Only Francis Edward could be got in the ordinary place, so the rest had to be furnished in a note at the foot of the page.
“On Oct. 8th, 1876, in the revision of the parliamentary list at Preston, a claimant appeared bearing the name of Thomas Hill Joseph Napoleon Horatio Bonaparte Swindlehurst Nelson. The vote was allowed, and the revising barrister ordered the full name to be inserted on the register.”—Manchester Evening News, October 11, 1876.
II. Conjoined Names.
Returning to the first half of the seventeenth century, we find strong testimony of the rarity of these double names, and a feeling that there was something akin to illegality in their use, from our registers, wherein an attempt was made to glue two names together as one, without a hyphen or a second capital letter. Take the following, all registered within a generation or two of Camden’s remark:
“1602, May 24. Baptized Fannasibilla, d. of Thomas Temple.”—Sibbesdon, Leicestershire.
Here is a palpable attempt to unite Francis (Fanny) and Sybil.
“1648, Jan. 25. Baptized Aberycusgentylis, son of Richard Balthropp, gent.”—Iver, Buckingham.

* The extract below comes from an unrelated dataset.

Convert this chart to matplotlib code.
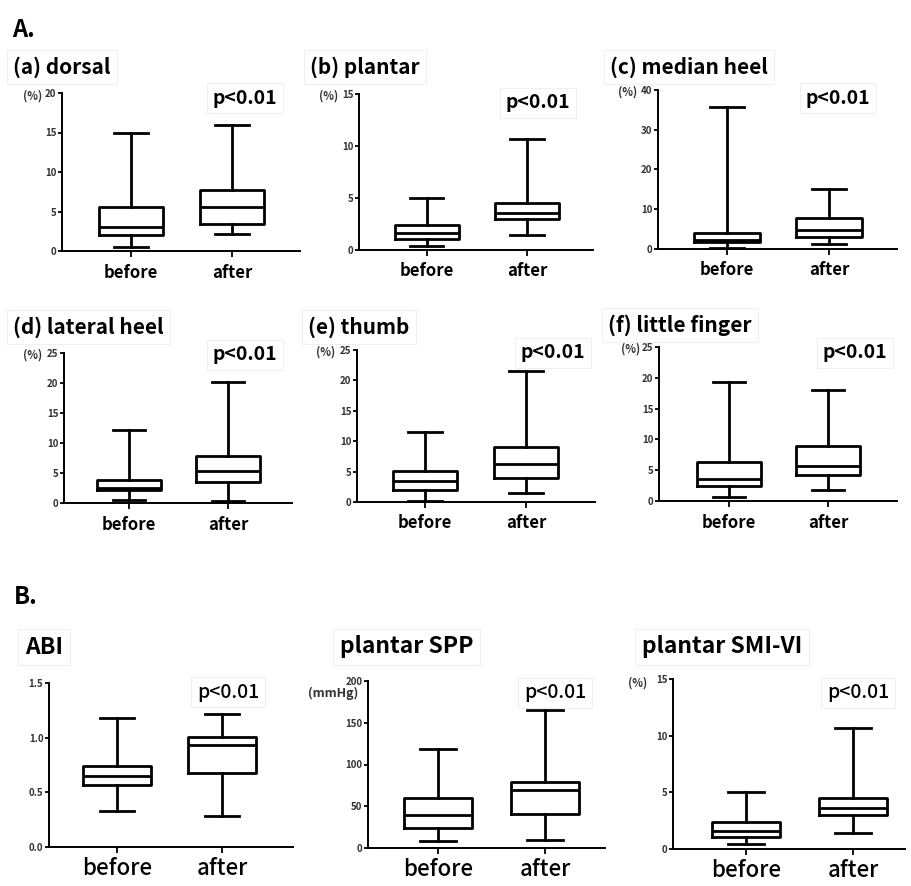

Here the father has been anxious to commemorate the great Oxford professor, the father of international law, Dr. Abericus Gentilis. He has avoided a breach of supposed national law by writing the two names in one.
“1614, Aprill 16. Buried Jockaminshaw Butler, wife of James Butler, potter, in Bishopsgate Street.”—St. Peter, Cornhill.
The surname of “Shaw” has done service hundreds of times since then as a second baptismal name.